A collector group led by Wintermute co-founder Yoann Turpin bought a 69-million-year-old triceratops skeleton for approximately $5 M. The fossil, measuring over five meters, is one of only 24 complete specimens known. Chaw Wei Yang, who manages the Co-Museum platform, also joined the deal. The specimen will now move from Wyoming to the Le Freeport storage facility in Singapore.
Safes for Whales
Le Freeport, often dubbed "Asia’s Fort Knox," mirrors this market transformation. Jihan Wu, founder of Bitdeer and co-founder of Bitmain, acquired the facility in 2022 for 40 million Singapore dollars.
Built for art and bullion rather than crypto, the high-security vault now sees an influx of industry clients. Le Freeport CEO Lincoln Ng notes that investors are renting vaults for cold wallets and gold worth hundreds of millions. Matrixport, founded by Wu, uses these bunkers to back its tokenized products with physical bullion.
Market Trends
The purchase underscores a shift in elite tastes: the focus has moved from digital collectibles to tangible history. The contrast with the 2021 boom is stark. Back then, entrepreneurs like Vignesh Sundaresan dropped $69 M on a single Beeple NFT. Today, capital flows into antiques, statues, and precious metals.

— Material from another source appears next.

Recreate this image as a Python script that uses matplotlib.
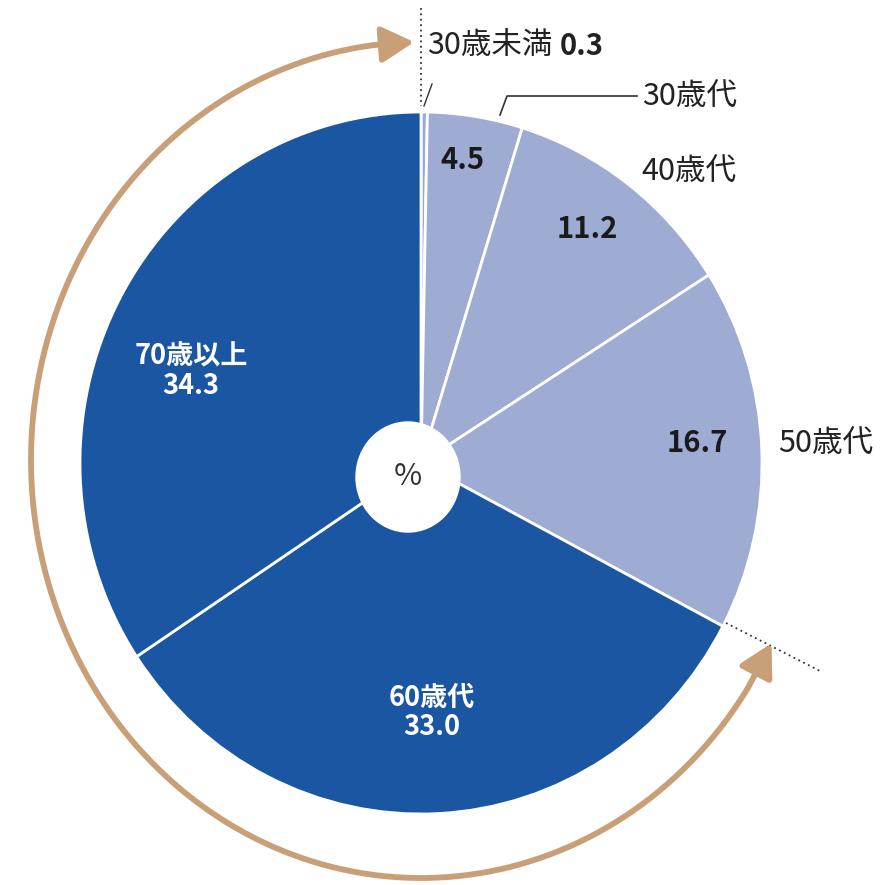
import numpy as np
import matplotlib.pyplot as plt
from matplotlib.patches import Ellipse

plt.rcParams['font.family'] = ['Noto Sans CJK JP', 'DejaVu Sans']

# data
ages = ['30歳未満', '30歳代', '40歳代', '50歳代', '60歳代', '70歳以上']
shares = [0.3, 4.5, 11.2, 16.7, 33.0, 34.3]
light = '#9eabd3'
dark = '#1a56a2'
colors = [light, light, light, light, dark, dark]
tan = '#c99f78'

# pixel frame of the picture (pie is a bit stretched vertically)
CX, CY = 421, 463
RX, RY = 341, 351


def P(x, y):
    return (x - CX) / RX, (CY - y) / RY


fig = plt.figure(figsize=(8.85, 8.85), dpi=100)
ax = fig.add_axes([0, 0, 1, 1])

ax.pie(shares, colors=colors, startangle=90, counterclock=False,
       wedgeprops=dict(edgecolor='white', linewidth=2))
ax.set_aspect('auto')
ax.set_xlim(P(0, 0)[0], P(885, 0)[0])
ax.set_ylim(P(0, 885)[1], P(0, 0)[1])
ax.axis('off')

# center hole
hx, hy = P(408, 477)
ax.add_patch(Ellipse((hx, hy), 104 / RX, 110 / RY, color='white', zorder=3))
ax.text(hx, hy, '%', fontsize=22, ha='center', va='center', color='#333333', zorder=4)

# dotted guide lines
ax.plot(*zip(P(421, 8), P(421, 106)), ls=(0, (1, 2)), color='#333333', lw=1.3)
ax.plot(*zip(P(726, 623), P(820, 671)), ls=(0, (1, 2)), color='#333333', lw=1.3)

# big arc with arrows
ecx, ecy = P(421, 460)
erx, ery = 390 / RX, 418 / RY
t = np.radians(np.linspace(97, 327, 300))
ax.plot(ecx + erx * np.cos(t), ecy + ery * np.sin(t), color=tan, lw=4.2,
        solid_capstyle='butt')
for a0, a1 in [(97, 91), (327, 334)]:
    p0 = (ecx + erx * np.cos(np.radians(a0)), ecy + ery * np.sin(np.radians(a0)))
    p1 = (ecx + erx * np.cos(np.radians(a1)), ecy + ery * np.sin(np.radians(a1)))
    ax.annotate('', xy=p1, xytext=p0,
                arrowprops=dict(arrowstyle='-|>,head_length=0.9,head_width=0.5',
                                color=tan, lw=4.2, mutation_scale=22,
                                shrinkA=0, shrinkB=0))

# leader lines
ax.plot(*zip(P(424, 106), P(432, 84)), color='#333333', lw=1)
ax.plot(*zip(P(500, 115), P(507, 96), P(637, 96)), color='#333333', lw=1.2)

fs = 22
ax.text(*P(427, 46), ages[0], fontsize=fs, ha='left', va='center', color='#222222')
ax.text(*P(560, 46), f'{shares[0]:.1f}', fontsize=21, ha='left', va='center',
        fontweight='bold', color='#222222')
ax.text(*P(642, 97), ages[1], fontsize=fs, ha='left', va='center', color='#222222')
ax.text(*P(641, 172), ages[2], fontsize=fs, ha='left', va='center', color='#222222')
ax.text(*P(778, 444), ages[3], fontsize=fs, ha='left', va='center', color='#222222')

# values inside slices
fb = 21
ax.text(*P(462, 160), f'{shares[1]:.1f}', fontsize=fb, ha='center', va='center',
        fontweight='bold', color='#1a1a1a')
ax.text(*P(587, 229), f'{shares[2]:.1f}', fontsize=fb, ha='center', va='center',
        fontweight='bold', color='#1a1a1a')
ax.text(*P(697, 443), f'{shares[3]:.1f}', fontsize=fb, ha='center', va='center',
        fontweight='bold', color='#1a1a1a')
ax.text(*P(191, 371), f'{ages[5]}\n{shares[5]:.1f}', fontsize=19.5, ha='center',
        va='center', fontweight='bold', color='white', linespacing=1.05)
ax.text(*P(432, 712), f'{ages[4]}\n{shares[4]:.1f}', fontsize=19.5, ha='center',
        va='center', fontweight='bold', color='white', linespacing=1.05)

fig.savefig('out.png', dpi=100)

INSEAD Associate Professor of Finance Ben Charoenwong calls the move logical. The promise of blockchain digitizing all luxury has not fully materialized. For many, crypto is no longer an ideology but a speculative vehicle to acquire traditional stores of value.
Turpin agrees. He likens fossils to Bitcoin: scarcity defined by nature. The key difference is the ability to physically touch the asset — something digital code owners lack.
Data backs the trend toward Real World Assets (RWA). The market cap of Tether’s gold-backed XAUt token has hit $1.6 B. Tether itself holds massive gold stocks outside the banking system as part of its $180 B reserves.
Eccentric spending hasn't vanished; it just turned physical. About a year ago, TRON founder Justin Sun paid $6.2 M for a duct-taped banana. Animoca Brands head Yat Siu bought a 1708 Stradivarius violin for $9 M, later using it as collateral for a Galaxy Digital loan.